If we're counting distinctly spelled words then we're including not only do/does/did/done but want/wants/wanted and dog/dogs/dog's/dogs'. We can't know what the people who made up your Victorian Era vocabulary test were thinking, but I think it's most likely that they had no intention of counting inflected forms. If we count them because they are "distinctly spelled" then suddenly we're all up in the 60K+ range. I did not mean to imply that when I developed my scale, but perhaps that's the professional standard so I should have. It certainly rescues my calibrations!
My impression is that do/want/dog would be counted
as one word each in professional vocabulary size evaluation.
It has validity at the bottom of the scale. For quite a while, when you're first learning a language, inflected forms are just as much work as the basic form. But this would make it difficult to compare fluency in a heavily inflected language like Spanish with a lightly inflected language like English or with an inflection-free language like Chinese.
I don't know about inflection, but Chinese has at least four tones.
Just pick a hundred words at random and look up their etymologies. I'll get around to it, but not soon.
Such information must be available without having to go to so much trouble.
If it shows up in
the funnies it must be more widely known than that.
No way of telling other than by a survey/test.
Crappy metaphor, you could write Obama's speeches. Everyone agrees on what a rotten egg is. We don't all agree on what's great literature. Virtually everyone can smell the rot in an egg.
I accept that the metaphor may be too inexact to get
my point across. It was was meant as an allusion to the
fact that anyone can tell Joyce's writing stinks.
The problem is that there is a tiny academic cottage industry
which has been trying to tell us for 90 years that there is some
merit to his jibberish, and thay they are the only people wise
enough to recognize it.
Millions of people, like yours truly, can't understand highbrow literature well enough to distinguish great from sophomoric, and those who can don't always agree.
I think you probably underestimate yourself, and I have no doubt
about my own ability to tell good writing from bad writing.
So why should we take your word that the entire literary community is wrong about Joyce? This sounds an awful lot like a situation we encounter on SciForums rather often: the precocious teenager with two semesters of college physics telling us that he's found a flaw in the Theory of Relativity. The difference is that the scientific method can be used to test his hypothesis.
Also, I seriously doubt that the entire literary community is
on board in favor of Joyce. If they are so much the worse
for them.
We can't test your hypothesis so easily, but we can at least ask you to elaborate on your reasons for dismissing Joyce as well as your own rebuttals to the literary community's praise for his work.

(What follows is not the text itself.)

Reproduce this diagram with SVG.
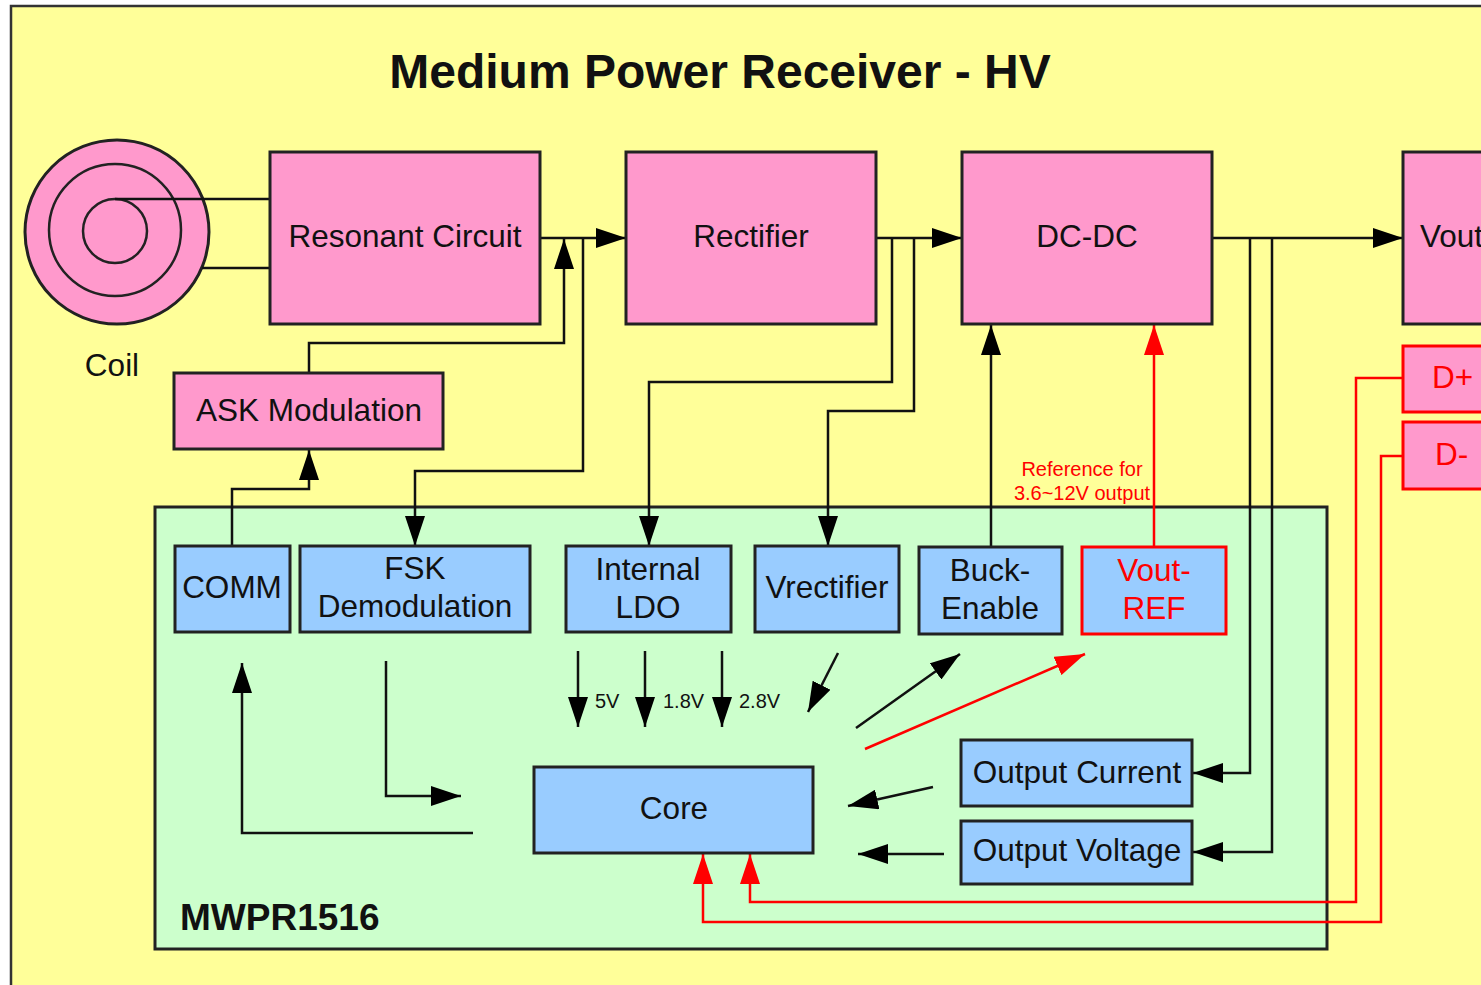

Put simply Joyce is boring. Besides that he is deliberately
obscure, with no redeeming feature in the form of lofty
or stirring language.
For example in contrast, Blake's poem
The Tyger contains
passages as as obscure (in bold red) as anything in Joyce:
Tyger! Tyger! burning bright
In the forests of the night,
What immortal hand or eye
Could frame thy fearful symmetry?
In what distant deeps or skies
Burnt the fire of thine eyes?
On what wings dare he aspire?
What the hand dare sieze the fire?
And what shoulder, & what art.
Could twist the sinews of thy heart?
And when thy heart began to beat,
What dread hand? & what dread feet?
What the hammer? what the chain?
In what furnace was thy brain?
What the anvil? what dread grasp
Dare its deadly terrors clasp?
When the stars threw down their spears,
And watered heaven with their tears,
Did he smile his work to see?
Did he who made the Lamb make thee?
Tyger! Tyger! burning bright
In the forests of the night,
What immortal hand or eye
Dare frame thy fearful symmetry?
Now, most of us have no idea what is it for a Tiger
to aspire to wings, or for a star to throw down a spear
and weep, yet the expression is so penetrating that
one read is enough for many of us to remember it forever.
Hence the poem is one of the best-known works in
English Literature.
I learned that word in 1959 in my second-year Spanish class. We had just been taught the Spanish word limosnero for "beggar." Someone asked the origin of this odd word and apparently the teacher had been asked this before, because she explained that it came, via the same path through Latin, from the same Greek word as English "eleemosynary."
I first encountered it in about 1972-73 in John Fowles' novel
The French Lieutenant's Woman.
Do I get a million bucks from you too,
No.
to add to the million James owes me for "plantigrade?"
Good luck.
Apparently not in my case unless we've agreed to count inflected forms.
Right.
Hmm. By putting my knowledge in a favorable light you managed at the same time to accuse me of misusing a word that is common among scientists and engineers. A backhanded compliment for sure.
I did not exactly accuse you of misusing a word, I thought
you meant to use a different word.
I'm as capable of modesty as the next person.Yes, we should definitely avoid using obscure five-syllable words whenever possible. Glad to see you have a sense of humor.
I have a slight tendency toward bravado. Very slight.
"Parsimonious" is funny? Not all 5-syllable words are bad,
and "Parsimonious" is one of the good ones.